┌────────
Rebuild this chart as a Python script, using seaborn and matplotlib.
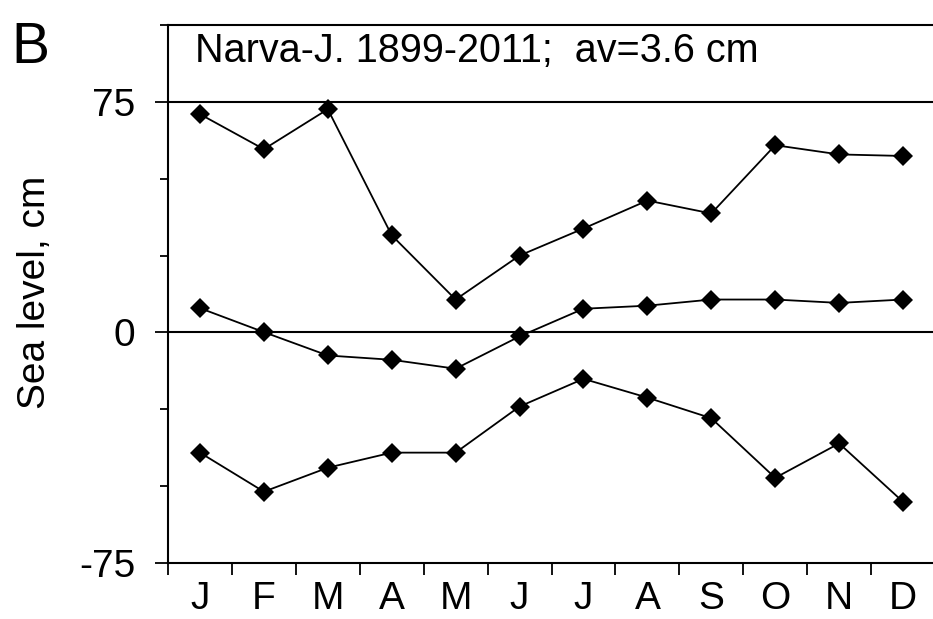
import numpy as np
import pandas as pd
import matplotlib
matplotlib.use("Agg")
import matplotlib.pyplot as plt
import seaborn as sns

# Monthly sea level at Narva-Jõesuu (cm): maxima, means and minima
months = ["J", "F", "M", "A", "M", "J", "J", "A", "S", "O", "N", "D"]
level_max = [71.0, 59.6, 72.6, 31.6, 10.7, 25.0, 33.8, 42.9, 38.7, 60.9, 57.9, 57.4]
level_mean = [7.9, 0.1, -7.5, -8.9, -11.8, -1.3, 7.7, 8.7, 10.7, 10.7, 9.6, 10.7]
level_min = [-39.1, -51.8, -44.0, -39.1, -39.1, -24.1, -15.1, -21.2, -27.9, -47.3, -36.1, -55.1]

y_major = [-75, 0, 75]
y_minor = [-50, -25, 25, 50, 100]

sns.set_style("ticks")
plt.rcParams["font.family"] = ["Liberation Sans", "DejaVu Sans"]
plt.rcParams.update({
    "text.color": "black",
    "axes.labelcolor": "black",
    "xtick.color": "black",
    "ytick.color": "black",
    "axes.edgecolor": "black",
})

W, H = 933, 619
fig = plt.figure(figsize=(W / 100, H / 100), dpi=100)
ax = fig.add_axes([168 / W, (H - 563) / H, (935 - 168) / W, (563 - 25) / H])

pos = np.arange(len(months))
df = pd.DataFrame({
    "month": np.tile(pos, 3),
    "level": level_max + level_mean + level_min,
    "series": np.repeat(["max", "mean", "min"], len(months)),
})

# reference lines at 75 cm and 0 cm
for yv in (75, 0):
    ax.axhline(yv, color="black", lw=1.5, zorder=1)

for name, sub in df.groupby("series"):
    sns.lineplot(data=sub, x="month", y="level", ax=ax, color="black",
                 lw=1.3, marker="D", markersize=10, markeredgewidth=0,
                 markerfacecolor="black", zorder=3, legend=False)

ax.set_xlim(-0.5, 11.5)
ax.set_ylim(-75, 100)

# month boundaries as ticks, month names centred between them
ax.set_xticks(np.arange(-0.5, 12, 1.0))
ax.set_xticklabels([])
ax.set_xticks(pos, minor=True)
ax.set_xticklabels(months, minor=True, fontsize=28)
ax.tick_params(axis="x", which="major", length=8.6, width=1.3, direction="out")
ax.tick_params(axis="x", which="minor", length=0, pad=13)

ax.set_yticks(y_major)
ax.set_yticklabels([str(v) for v in y_major], fontsize=28)
ax.set_yticks(y_minor, minor=True)
ax.tick_params(axis="y", which="major", length=9.4, width=1.3, direction="out", pad=14)
ax.tick_params(axis="y", which="minor", length=6, width=1.3, direction="out")

for side in ("left", "bottom", "top", "right"):
    ax.spines[side].set_linewidth(1.5)
    ax.spines[side].set_color("black")

ax.set_xlabel("")
ax.set_ylabel("")

fig.text(35 / W, 1 - 292 / H, "Sea level, cm", rotation=90, ha="center",
         va="center", fontsize=28)
fig.text(11 / W, 1 - 63 / H, "B", ha="left", va="baseline", fontsize=41)
fig.text(195 / W, 1 - 62 / H, "Narva-J. 1899-2011;  av=3.6 cm", ha="left",
         va="baseline", fontsize=28.5)

fig.savefig("out.png", dpi=100)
└────────
— GOAL —
Repeat, word for word and with no pictures, only the lines running from the beginning of the data to the line that contains "import seaborn as sns".

— EXERCISE OUTPUT —
Rebuild this chart as a Python script, using seaborn and matplotlib.
import numpy as np
import pandas as pd
import matplotlib
matplotlib.use("Agg")
import matplotlib.pyplot as plt
import seaborn as sns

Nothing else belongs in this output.